HC Deb 04 March 1999 vol 326 cc1203-4
6. Mr. Barry Sheerman (Huddersfield)

What new steps he is taking to promote small businesses. [72418]

The Chancellor of the Exchequer (Mr. Gordon Brown)

In the last Budget, we announced a range of measures to help small businesses to invest for the future, including the cut in the small companies' rate of corporation tax to 20p from April, enhanced first-year capital allowances at 40 per cent. extended to July this year and a new capital gains tax taper for individuals, reducing the effective rate for those investing in business assets to 10 per cent. after 10 years. Small businesses benefit most of all from a move from the boom-bust economy to an economy based on stability.

Mr. Sheerman

Has my right hon. Friend seen the findings of recent research, which suggest that a high percentage of small businesses not only have no information technology systems, but do not possess a computer? Is it not about time that we gave small businesses real incentives to move into the computer age, even if that means introducing a tax scale of some kind—or, indeed, giving universities a role in the improvement of the systems available to small businesses, and in the education of those businesses?

Mr. Brown

I thank my hon. Friend for his question, and for chairing, this morning, the first meeting of the parliamentary committee on the euro.
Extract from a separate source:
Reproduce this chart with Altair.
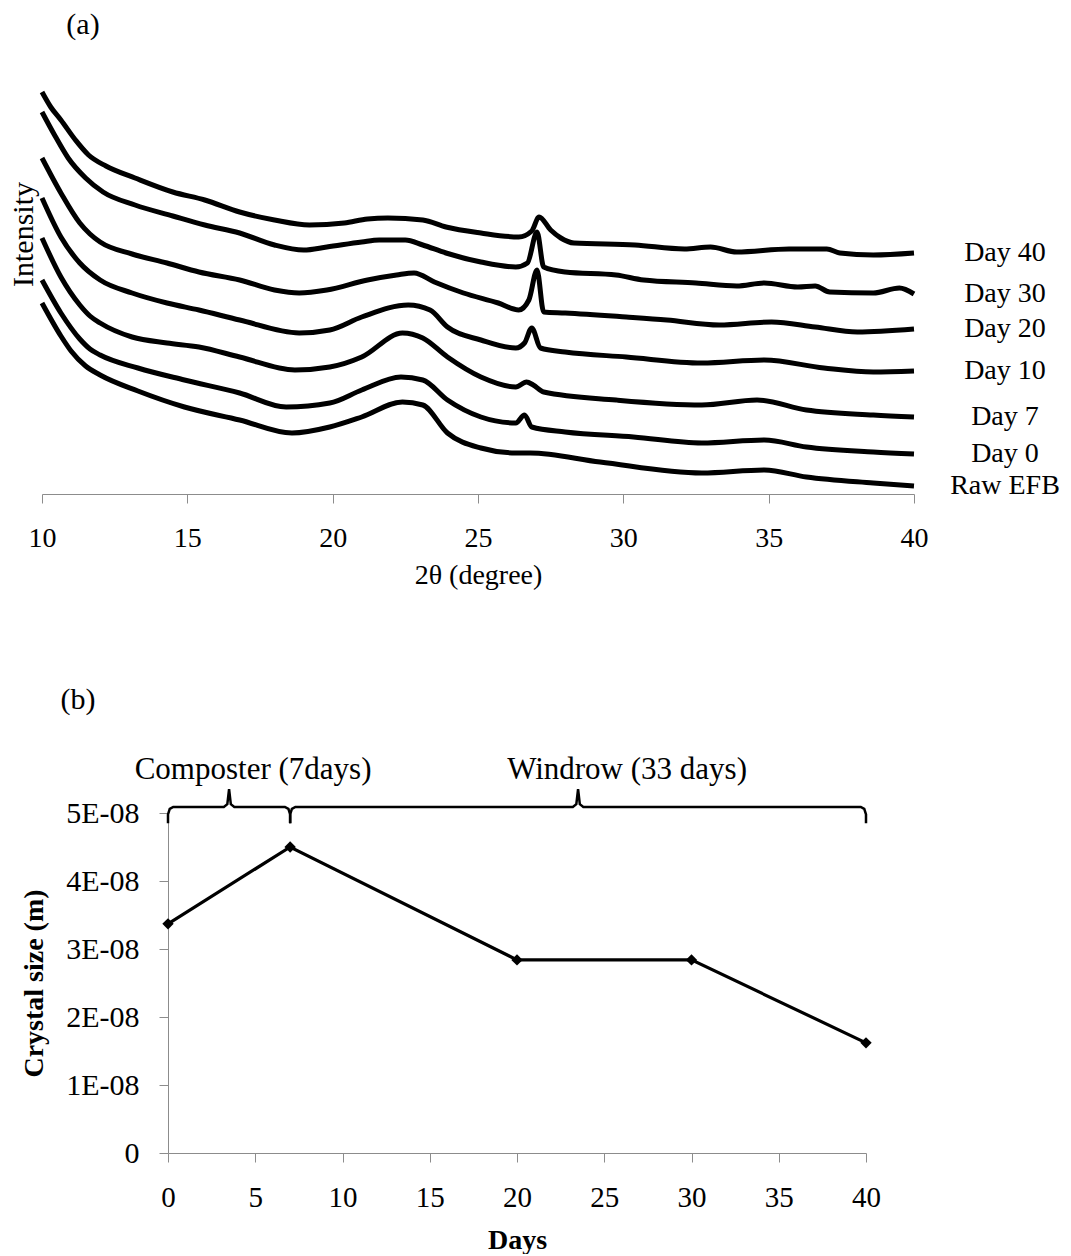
import altair as alt
import pandas as pd

FONT = "Liberation Serif"
GRAY = "#8c8c8c"

# ---------------- (a) XRD patterns (offset stacked, arbitrary intensity) ----------------
tt_day40 = [10.0, 10.3, 10.65, 11.15, 11.6, 12.2, 13.2, 14.5, 15.6, 16.8, 18.0, 19.2, 20.4, 21.2, 21.9,
            23.1, 23.9, 25.1, 26.4, 26.85, 27.1, 27.5, 27.85, 28.3, 30.4, 32.1, 33.0, 33.9, 35.7, 37.0,
            37.45, 38.6, 40.0]
int_day40 = [402, 387, 374, 354, 339, 328, 316, 302, 294, 282, 274, 269, 271, 275, 276,
             274, 267, 261, 257, 263, 277, 264, 256, 251, 249, 245, 247, 242, 245, 245,
             241, 239, 241]

tt_day30 = [10.0, 10.45, 10.9, 11.5, 12.1, 13.2, 14.5, 15.6, 16.8, 18.0, 19.0, 19.8, 21.0, 21.6, 22.5,
            23.1, 23.9, 25.1, 26.3, 26.7, 27.03, 27.26, 28.0, 29.75, 30.7, 32.5, 33.9, 34.85, 36.0, 36.6,
            37.1, 38.6, 39.5, 40.0]
int_day30 = [382, 358, 336, 316, 302, 289, 278, 269, 261, 249, 244, 247, 252, 254, 254,
             249, 241, 232, 227, 231, 262, 227, 222, 219, 214, 211, 208, 211, 207, 208,
             202, 201, 206, 200]

tt_day20 = [10.0, 10.65, 11.3, 11.65, 12.0, 13.1, 14.3, 15.4, 16.8, 18.0, 18.85, 19.8, 21.2, 22.2, 22.8,
            23.5, 24.5, 25.7, 26.4, 26.75, 27.03, 27.26, 28.0, 30.1, 31.5, 33.3, 35.1, 36.6, 38.05, 40.0]
int_day20 = [336, 301, 271, 260, 252, 240, 231, 222, 214, 204, 201, 204, 214, 219, 221,
             212, 201, 191, 184, 194, 224, 182, 181, 177, 174, 169, 172, 167, 162, 165]

tt_day10 = [10.0, 10.65, 11.3, 12.0, 13.1, 14.3, 15.4, 16.8, 18.85, 19.9, 21.0, 22.6, 23.35, 23.95, 25.1,
            26.3, 26.6, 26.85, 27.15, 28.0, 30.1, 32.7, 34.85, 36.9, 38.6, 40.0]
int_day10 = [296, 257, 231, 214, 201, 191, 184, 174, 161, 164, 177, 189, 184, 167, 154,
             146, 151, 166, 146, 142, 137, 131, 134, 126, 122, 123]

tt_day7 = [10.0, 10.65, 11.3, 11.65, 12.0, 13.1, 14.3, 15.4, 16.8, 18.7, 19.9, 21.0, 22.4, 23.1, 23.95,
           25.1, 26.3, 26.67, 26.9, 27.26, 29.75, 32.7, 34.6, 36.3, 38.6, 40.0]
int_day7 = [256, 217, 189, 178, 171, 157, 151, 147, 137, 124, 127, 137, 161, 156, 137,
            117, 107, 112, 109, 102, 94, 89, 94, 84, 79, 77]

tt_day0 = [10.0, 10.65, 11.3, 11.65, 12.0, 13.3, 14.9, 16.8, 18.4, 19.9, 21.0, 22.35, 23.1, 23.95, 25.1,
           26.3, 26.6, 26.85, 28.0, 30.35, 32.7, 34.85, 36.3, 38.6, 40.0]
int_day0 = [214, 181, 155, 145, 139, 126, 114, 101, 87, 91, 104, 117, 114, 94, 77,
            71, 79, 67, 62, 57, 51, 54, 47, 42, 40]

tt_raw = [10.0, 10.65, 11.0, 11.5, 12.0, 13.3, 14.9, 16.8, 18.6, 19.9, 21.0, 22.4, 23.1, 23.95, 25.1,
          26.3, 26.8, 29.2, 32.7, 34.85, 36.3, 38.6, 40.0]
int_raw = [191, 158, 143, 128, 119, 103, 87, 74, 61, 67, 77, 92, 89, 61, 46,
           41, 41, 32, 21, 24, 17, 11, 8]

xrd_series = [
    ("Day 40", tt_day40, int_day40),
    ("Day 30", tt_day30, int_day30),
    ("Day 20", tt_day20, int_day20),
    ("Day 10", tt_day10, int_day10),
    ("Day 7", tt_day7, int_day7),
    ("Day 0", tt_day0, int_day0),
    ("Raw EFB", tt_raw, int_raw),
]
x_ticks_a = [10, 15, 20, 25, 30, 35, 40]
x_dom_a = [10, 40]
y_dom_a = [0, 410]

# ---------------- (b) crystal size ----------------
days = [0, 7, 20, 30, 40]
crystal_size = [3.37e-8, 4.5e-8, 2.84e-8, 2.84e-8, 1.62e-8]
phase_names = ["Composter (7days)", "Windrow (33 days)"]
phase_start = [0, 7]
phase_end = [7, 40]
x_ticks_b = [0, 5, 10, 15, 20, 25, 30, 35, 40]
y_ticks_b = [0, 1e-8, 2e-8, 3e-8, 4e-8, 5e-8]
x_dom_b = [0, 40]
y_dom_b = [0, 5e-8]

# ---------------- layout (pixels inside one shared view) ----------------
VIEW_W, VIEW_H = 872, 1069
A_RANGE_X, A_RANGE_Y = [0, 872], [410, 0]
B_RANGE_X, B_RANGE_Y = [126, 824], [1069, 729]

sxA = alt.Scale(domain=x_dom_a, range=A_RANGE_X, nice=False, zero=False)
syA = alt.Scale(domain=y_dom_a, range=A_RANGE_Y, nice=False, zero=False)
sxB = alt.Scale(domain=x_dom_b, range=B_RANGE_X, nice=False, zero=False)
syB = alt.Scale(domain=y_dom_b, range=B_RANGE_Y, nice=False, zero=False)

# ---------------- tables ----------------
rows = []
for name, xs, ys in xrd_series:
    for i, (a, v) in enumerate(zip(xs, ys)):
        rows.append({"sample": name, "two_theta": a, "intensity": v, "i": i})
df_a = pd.DataFrame(rows)

label_x = 43.13  # label column to the right of the 40° end
df_lab = pd.DataFrame({
    "sample": [s[0] for s in xrd_series],
    "two_theta": [label_x] * len(xrd_series),
    "intensity": [s[2][-1] for s in xrd_series],
})

df_b = pd.DataFrame({"day": days, "size": crystal_size})

brace_rows = []
for name, s, e in zip(phase_names, phase_start, phase_end):
    m = (s + e) / 2
    pts = [(s, 4.85e-8), (s, 4.98e-8), (s + 0.1, 5.06e-8), (s + 0.3, 5.09e-8),
           (m - 0.3, 5.09e-8), (m - 0.1, 5.13e-8), (m, 5.35e-8), (m + 0.1, 5.13e-8),
           (m + 0.3, 5.09e-8), (e - 0.3, 5.09e-8), (e - 0.1, 5.06e-8), (e, 4.98e-8), (e, 4.85e-8)]
    for i, (px, py) in enumerate(pts):
        brace_rows.append({"phase": name, "day": px, "size": py, "i": i})
df_brace = pd.DataFrame(brace_rows)

df_phase = pd.DataFrame({"phase": phase_names,
                         "day": [(s + e) / 2 for s, e in zip(phase_start, phase_end)],
                         "size": [y_dom_b[1]] * len(phase_names)})

df_panel_a = pd.DataFrame({"t": ["(a)"], "two_theta": [x_dom_a[0]], "intensity": [y_dom_a[1]]})
df_panel_b = pd.DataFrame({"t": ["(b)"], "day": [x_dom_b[0]], "size": [y_dom_b[1]]})

# ---------------- axes ----------------
ax_xa = alt.Axis(orient="bottom", offset=-(VIEW_H - A_RANGE_Y[0]), values=x_ticks_a,
                 title="2θ (degree)", grid=False, format="d",
                 domainColor=GRAY, tickColor=GRAY, tickSize=9, labelFlush=False,
                 labelFont=FONT, labelFontSize=28, labelColor="black", labelPadding=21,
                 titleFont=FONT, titleFontSize=28, titleFontWeight="normal",
                 titleColor="black", titlePadding=9)
ax_ya = alt.Axis(orient="left", title="Intensity", labels=False, ticks=False, domain=False,
                 grid=False, titleFont=FONT, titleFontSize=30, titleFontWeight="normal",
                 titleColor="black", titlePadding=4, titleY=150)
ax_xb = alt.Axis(orient="bottom", values=x_ticks_b, title="Days", grid=False, format="d",
                 domainColor=GRAY, tickColor=GRAY, tickSize=9, labelFlush=False,
                 labelFont=FONT, labelFontSize=29, labelColor="black", labelPadding=21,
                 titleFont=FONT, titleFontSize=28, titleFontWeight="bold",
                 titleColor="black", titlePadding=14)
ax_yb = alt.Axis(orient="left", offset=-B_RANGE_X[0], values=y_ticks_b, title="Crystal size (m)",
                 grid=False,
                 labelExpr="datum.value == 0 ? '0' : format(round(datum.value * 1e8), 'd') + 'E-08'",
                 domainColor=GRAY, tickColor=GRAY, tickSize=9, labelFlush=False,
                 labelFont=FONT, labelFontSize=30, labelColor="black", labelPadding=20,
                 titleFont=FONT, titleFontSize=28, titleFontWeight="bold",
                 titleColor="black", titlePadding=17)

# ---------------- layers ----------------
lines_a = alt.Chart(df_a).mark_line(color="black", strokeWidth=5, clip=False,
                                    interpolate="monotone").encode(
    x=alt.X("two_theta:Q", scale=sxA, axis=ax_xa),
    y=alt.Y("intensity:Q", scale=syA, axis=ax_ya),
    detail="sample:N", order="i:Q")
text_a = alt.Chart(df_lab).mark_text(font=FONT, fontSize=28, color="black", align="center",
                                     baseline="middle").encode(
    x=alt.X("two_theta:Q", scale=sxA, axis=None),
    y=alt.Y("intensity:Q", scale=syA, axis=None), text="sample:N")
tag_a = alt.Chart(df_panel_a).mark_text(font=FONT, fontSize=30, color="black", align="center",
                                        baseline="middle", dx=41, dy=-59).encode(
    x=alt.X("two_theta:Q", scale=sxA, axis=None),
    y=alt.Y("intensity:Q", scale=syA, axis=None), text="t:N")

line_b = alt.Chart(df_b).mark_line(color="black", strokeWidth=3.2).encode(
    x=alt.X("day:Q", scale=sxB, axis=ax_xb),
    y=alt.Y("size:Q", scale=syB, axis=ax_yb))
pts_b = alt.Chart(df_b).mark_point(shape="diamond", filled=True, color="black", size=130,
                                    opacity=1).encode(
    x=alt.X("day:Q", scale=sxB, axis=None), y=alt.Y("size:Q", scale=syB, axis=None))
brace_b = alt.Chart(df_brace).mark_line(color="black", strokeWidth=2.5, clip=False).encode(
    x=alt.X("day:Q", scale=sxB, axis=None), y=alt.Y("size:Q", scale=syB, axis=None),
    detail="phase:N", order="i:Q")
comp_b = alt.Chart(df_phase.iloc[[0]]).mark_text(font=FONT, fontSize=31, color="black",
                                                 align="center", baseline="middle",
                                                 dx=24, dy=-43).encode(
    x=alt.X("day:Q", scale=sxB, axis=None), y=alt.Y("size:Q", scale=syB, axis=None),
    text="phase:N")
wind_b = alt.Chart(df_phase.iloc[[1]]).mark_text(font=FONT, fontSize=31, color="black",
                                                 align="center", baseline="middle",
                                                 dx=49, dy=-43).encode(
    x=alt.X("day:Q", scale=sxB, axis=None), y=alt.Y("size:Q", scale=syB, axis=None),
    text="phase:N")
tag_b = alt.Chart(df_panel_b).mark_text(font=FONT, fontSize=30, color="black", align="center",
                                        baseline="middle", dx=-90, dy=-113).encode(
    x=alt.X("day:Q", scale=sxB, axis=None), y=alt.Y("size:Q", scale=syB, axis=None),
    text="t:N")

chart = alt.layer(lines_a, text_a, tag_a, line_b, pts_b, brace_b, comp_b, wind_b, tag_b).resolve_scale(
    x="independent", y="independent").properties(
    width=VIEW_W, height=VIEW_H,
    padding={"left": 8, "top": 10, "right": 0, "bottom": 0}, background="white"
).configure_view(stroke=None)

chart.save("out.html", embed_options={"renderer": "svg", "actions": False})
My hon. Friend's point about small businesses is well taken. A third of a million small businesses have access to the internet and to electronic commerce. We intend to raise that figure substantially, and, working with business, we shall do what we can to achieve our aim.
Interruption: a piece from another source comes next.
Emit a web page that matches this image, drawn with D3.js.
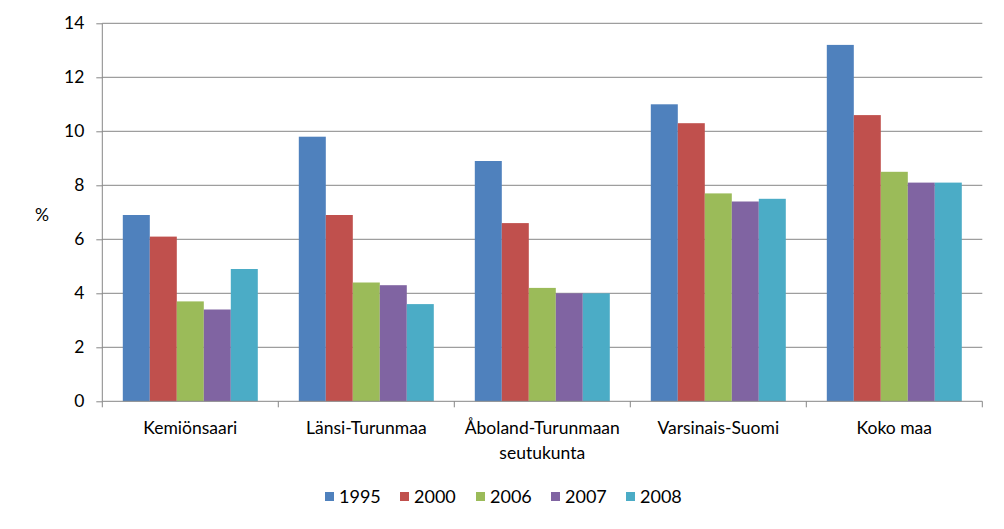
<!DOCTYPE html>
<html><head><meta charset="utf-8">
<script src="https://cdn.jsdelivr.net/npm/d3@7"></script>
<style>body{margin:0;background:#fff;} text{font-family:Lato,"Open Sans",sans-serif;fill:#000;}</style>
</head><body>
<svg id="c" width="1004" height="529"></svg>
<script>
const categories = [["Kemiönsaari"],["Länsi-Turunmaa"],["Åboland-Turunmaan","seutukunta"],["Varsinais-Suomi"],["Koko maa"]];
const years = ["1995","2000","2006","2007","2008"];
const v1995 = [6.9, 9.8, 8.9, 11.0, 13.2];
const v2000 = [6.1, 6.9, 6.6, 10.3, 10.6];
const v2006 = [3.7, 4.4, 4.2, 7.7, 8.5];
const v2007 = [3.4, 4.3, 4.0, 7.4, 8.1];
const v2008 = [4.9, 3.6, 4.0, 7.5, 8.1];
const yTicks = [0,2,4,6,8,10,12,14];
const colors = ["#4F81BD","#C0504D","#9BBB59","#8064A2","#4BACC6"];
const series = [v1995,v2000,v2006,v2007,v2008];

const svg = d3.select("#c");
const L=102.3, R=982.3, T=23.3, B=401.3;
const catIdx = d3.range(categories.length);
const x0 = d3.scaleBand().domain(catIdx).range([L,R]).paddingInner(0.233).paddingOuter(0.1165);
const x1 = d3.scaleBand().domain(d3.range(years.length)).range([0,x0.bandwidth()]);
const y = d3.scaleLinear().domain([0,14]).range([B,T]);

// gridlines
svg.append("g").selectAll("line").data(yTicks.filter(d=>d>0)).join("line")
  .attr("x1",L).attr("x2",R).attr("y1",d=>y(d)).attr("y2",d=>y(d))
  .attr("stroke","#868686").attr("stroke-width",1);

// bars
const g = svg.append("g");
series.forEach((s,si)=>{
  g.selectAll(null).data(s).join("rect")
   .attr("x",(d,i)=>x0(i)+x1(si)).attr("width",x1.bandwidth())
   .attr("y",d=>y(d)).attr("height",d=>B-y(d)).attr("fill",colors[si]);
});

// y axis
const ya = svg.append("g").attr("transform",`translate(${L},0)`)
  .call(d3.axisLeft(y).tickValues(yTicks).tickSize(6).tickPadding(12));
ya.select(".domain").attr("stroke","#868686").attr("d",`M0,${B}V${T}`);
ya.selectAll(".tick line").attr("stroke","#868686");
ya.selectAll(".tick text").attr("font-size","17.5px").attr("font-family","Lato,sans-serif").attr("fill","#000");

// x axis
svg.append("line").attr("x1",L).attr("x2",R).attr("y1",B).attr("y2",B).attr("stroke","#868686");
const step = (R-L)/categories.length;
svg.append("g").selectAll("line").data(d3.range(categories.length+1)).join("line")
  .attr("x1",d=>L+d*step).attr("x2",d=>L+d*step).attr("y1",B).attr("y2",B+6).attr("stroke","#868686");
categories.forEach((lines,i)=>{
  const t = svg.append("text").attr("text-anchor","middle").attr("font-size","17.5px")
    .attr("x",x0(i)+x0.bandwidth()/2).attr("y",434);
  lines.forEach((ln,j)=>t.append("tspan").attr("x",x0(i)+x0.bandwidth()/2).attr("dy",j?25:0).text(ln));
});

// y label
svg.append("text").attr("x",42).attr("y",221).attr("text-anchor","middle").attr("font-size","17.5px").text("%");

// legend
const lx = [325,400,476,551,626];
years.forEach((yr,i)=>{
  svg.append("rect").attr("x",lx[i]).attr("y",492).attr("width",9).attr("height",9).attr("fill",colors[i]);
  svg.append("text").attr("x",lx[i]+14).attr("y",503).attr("font-size","18px").text(yr);
});
</script>
</body></html>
Mr. John Townend (East Yorkshire)

When I listen to Ministers, I sometimes wonder whether they have any idea of the problems involved in running a small business. I know of those problems from personal experience.
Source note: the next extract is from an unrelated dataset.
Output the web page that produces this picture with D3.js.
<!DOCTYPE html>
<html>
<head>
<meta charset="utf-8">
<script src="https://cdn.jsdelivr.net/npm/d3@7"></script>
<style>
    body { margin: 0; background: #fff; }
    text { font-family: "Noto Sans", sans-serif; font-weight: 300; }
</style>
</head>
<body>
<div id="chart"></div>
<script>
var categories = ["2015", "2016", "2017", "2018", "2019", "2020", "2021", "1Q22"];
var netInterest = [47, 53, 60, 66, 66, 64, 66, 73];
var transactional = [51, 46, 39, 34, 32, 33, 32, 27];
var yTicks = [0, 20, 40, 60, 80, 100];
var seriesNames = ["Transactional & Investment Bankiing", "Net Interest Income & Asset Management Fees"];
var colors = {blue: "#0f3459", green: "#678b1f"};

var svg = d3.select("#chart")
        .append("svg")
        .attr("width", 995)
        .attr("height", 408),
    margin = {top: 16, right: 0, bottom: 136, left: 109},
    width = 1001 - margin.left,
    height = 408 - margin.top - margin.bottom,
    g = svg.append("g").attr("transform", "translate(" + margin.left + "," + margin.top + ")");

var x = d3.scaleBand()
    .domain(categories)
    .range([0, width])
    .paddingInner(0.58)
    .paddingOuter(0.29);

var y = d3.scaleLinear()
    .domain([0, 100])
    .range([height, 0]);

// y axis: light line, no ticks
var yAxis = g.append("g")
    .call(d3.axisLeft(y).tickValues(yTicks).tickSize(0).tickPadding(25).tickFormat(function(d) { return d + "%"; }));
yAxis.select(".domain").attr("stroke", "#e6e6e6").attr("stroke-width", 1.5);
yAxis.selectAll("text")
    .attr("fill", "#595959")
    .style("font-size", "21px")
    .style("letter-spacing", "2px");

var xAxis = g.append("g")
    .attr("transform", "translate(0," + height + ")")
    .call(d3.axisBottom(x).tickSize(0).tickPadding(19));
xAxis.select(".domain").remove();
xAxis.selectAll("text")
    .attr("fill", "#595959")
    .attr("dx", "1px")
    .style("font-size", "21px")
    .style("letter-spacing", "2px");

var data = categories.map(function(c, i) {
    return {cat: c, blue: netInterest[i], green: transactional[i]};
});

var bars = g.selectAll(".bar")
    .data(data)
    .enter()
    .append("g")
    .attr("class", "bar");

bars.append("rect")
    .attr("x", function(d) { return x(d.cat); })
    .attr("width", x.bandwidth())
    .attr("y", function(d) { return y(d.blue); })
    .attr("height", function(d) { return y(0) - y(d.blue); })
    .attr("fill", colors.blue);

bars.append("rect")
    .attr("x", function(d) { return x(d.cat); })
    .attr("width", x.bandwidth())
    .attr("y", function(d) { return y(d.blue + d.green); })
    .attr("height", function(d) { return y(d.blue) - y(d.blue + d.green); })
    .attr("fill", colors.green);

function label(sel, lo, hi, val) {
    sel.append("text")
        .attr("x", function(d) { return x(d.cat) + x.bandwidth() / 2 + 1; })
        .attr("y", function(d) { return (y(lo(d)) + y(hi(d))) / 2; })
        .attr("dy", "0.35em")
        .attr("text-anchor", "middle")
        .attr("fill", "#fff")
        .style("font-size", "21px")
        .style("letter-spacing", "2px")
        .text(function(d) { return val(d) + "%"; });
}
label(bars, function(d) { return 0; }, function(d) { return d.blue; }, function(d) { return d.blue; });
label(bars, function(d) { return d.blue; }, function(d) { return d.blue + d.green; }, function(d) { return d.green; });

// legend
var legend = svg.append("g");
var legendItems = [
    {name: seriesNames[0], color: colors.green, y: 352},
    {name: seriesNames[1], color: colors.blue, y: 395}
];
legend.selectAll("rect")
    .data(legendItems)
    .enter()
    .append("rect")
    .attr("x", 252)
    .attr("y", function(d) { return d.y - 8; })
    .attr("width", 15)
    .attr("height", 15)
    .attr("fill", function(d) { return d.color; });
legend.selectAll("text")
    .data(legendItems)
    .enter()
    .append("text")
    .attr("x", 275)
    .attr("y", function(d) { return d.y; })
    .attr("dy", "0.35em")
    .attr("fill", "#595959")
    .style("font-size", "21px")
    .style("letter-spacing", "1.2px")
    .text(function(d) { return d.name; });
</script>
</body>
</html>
Does the Chancellor appreciate that the small tax reductions that he has mentioned will not help businesses on the borderline, some of which have been driven into losses by the burdens imposed on small business? Those burdens have increased dramatically since the Government came to power. Paternity rights, the social chapter, the working time directive, the hygiene regulations and the minimum wage will all cause more and more small businesses to go before industrial tribunals, where they will face a maximum penalty of not £12,000 but £50,000, which could put many of them out of business.

Mr. Brown

We will take no lectures from a Conservative party that unilaterally imposed statutory sick pay on every employer in the country. As for the climate for business, the hon. Gentleman, who was an MP at the time, will remember that, in the early 1990s, inflation rose above 10 per cent. and interest rates rose to 15 per cent. for a year and remained above 10 per cent. for four years, and 1 million small businesses went under as a result.

What businesses want most of all is the stability that is being provided by a Labour Government. Contrary to what the hon. Gentleman has said, small businesses welcome the cut in tax from 23p to 20p. We have yet to hear whether the Conservative party would rescind that cut, along with working families tax credit.